▶ [Information provided]
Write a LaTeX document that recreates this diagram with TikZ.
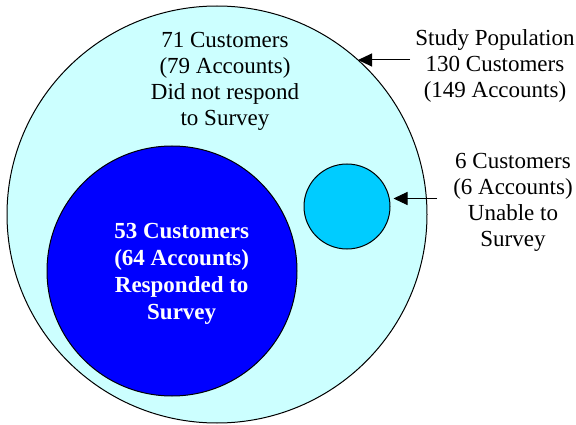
\documentclass[tikz,border=0pt]{standalone}
\usepackage{fontspec}
\setmainfont{Liberation Serif}
\usetikzlibrary{arrows.meta,shapes.geometric}
\definecolor{pale}{HTML}{CCFFFF}
\definecolor{deepblue}{HTML}{0000FF}
\definecolor{skyc}{HTML}{00CCFF}
\tikzset{
  disc/.style={ellipse,draw=black,line width=1pt,inner sep=0pt},
  lbl/.style={align=center,inner sep=0pt,font=\fontsize{23}{26.2}\selectfont},
  arr/.style={-{Triangle[length=14pt,width=13pt]},line width=1pt}
}
\begin{document}
\begin{tikzpicture}[x=1pt,y=-1pt]
\useasboundingbox (0,0) rectangle (576,425);
\node[disc,fill=pale,minimum width=420pt,minimum height=417pt] (big) at (217,214.5) {};
\node[disc,fill=deepblue,minimum width=250pt,minimum height=250pt] (resp) at (172,271) {};
\node[disc,fill=skyc,minimum width=86pt,minimum height=85pt] (unable) at (347,206.5) {};
\node[lbl] (didnot) at (225,81.5) {71 Customers\\(79 Accounts)\\Did not respond\\to Survey};
\node[lbl,text=white,font=\fontsize{23}{27}\selectfont\bfseries] (resptxt) at (181.7,273.5) {53 Customers\\(64 Accounts)\\Responded to\\Survey};
\node[lbl] (study) at (495,66) {Study Population\\130 Customers\\(149 Accounts)};
\node[lbl] (unabletxt) at (513,202.5) {6 Customers\\(6 Accounts)\\Unable to\\Survey};
\coordinate (studytip) at (358,60);
\coordinate (studytail) at (410,60);
\coordinate (unabletip) at ([xshift=3pt]unable.east |- 0,198.5);
\coordinate (unabletail) at (437,198.5);
\draw[arr] (studytail) -- (studytip);
\draw[arr] (unabletail) -- (unabletip);
\end{tikzpicture}
\end{document}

▶ [To do] Skipping the pictures, transcribe each line above exactly as it appears.

▶ [Solution]
Write a LaTeX document that recreates this diagram with TikZ.
\documentclass[tikz,border=0pt]{standalone}
\usepackage{fontspec}
\setmainfont{Liberation Serif}
\usetikzlibrary{arrows.meta,shapes.geometric}
\definecolor{pale}{HTML}{CCFFFF}
\definecolor{deepblue}{HTML}{0000FF}
\definecolor{skyc}{HTML}{00CCFF}
\tikzset{
  disc/.style={ellipse,draw=black,line width=1pt,inner sep=0pt},
  lbl/.style={align=center,inner sep=0pt,font=\fontsize{23}{26.2}\selectfont},
  arr/.style={-{Triangle[length=14pt,width=13pt]},line width=1pt}
}
\begin{document}
\begin{tikzpicture}[x=1pt,y=-1pt]
\useasboundingbox (0,0) rectangle (576,425);
\node[disc,fill=pale,minimum width=420pt,minimum height=417pt] (big) at (217,214.5) {};
\node[disc,fill=deepblue,minimum width=250pt,minimum height=250pt] (resp) at (172,271) {};
\node[disc,fill=skyc,minimum width=86pt,minimum height=85pt] (unable) at (347,206.5) {};
\node[lbl] (didnot) at (225,81.5) {71 Customers\\(79 Accounts)\\Did not respond\\to Survey};
\node[lbl,text=white,font=\fontsize{23}{27}\selectfont\bfseries] (resptxt) at (181.7,273.5) {53 Customers\\(64 Accounts)\\Responded to\\Survey};
\node[lbl] (study) at (495,66) {Study Population\\130 Customers\\(149 Accounts)};
\node[lbl] (unabletxt) at (513,202.5) {6 Customers\\(6 Accounts)\\Unable to\\Survey};
\coordinate (studytip) at (358,60);
\coordinate (studytail) at (410,60);
\coordinate (unabletip) at ([xshift=3pt]unable.east |- 0,198.5);
\coordinate (unabletail) at (437,198.5);
\draw[arr] (studytail) -- (studytip);
\draw[arr] (unabletail) -- (unabletip);
\end{tikzpicture}
\end{document}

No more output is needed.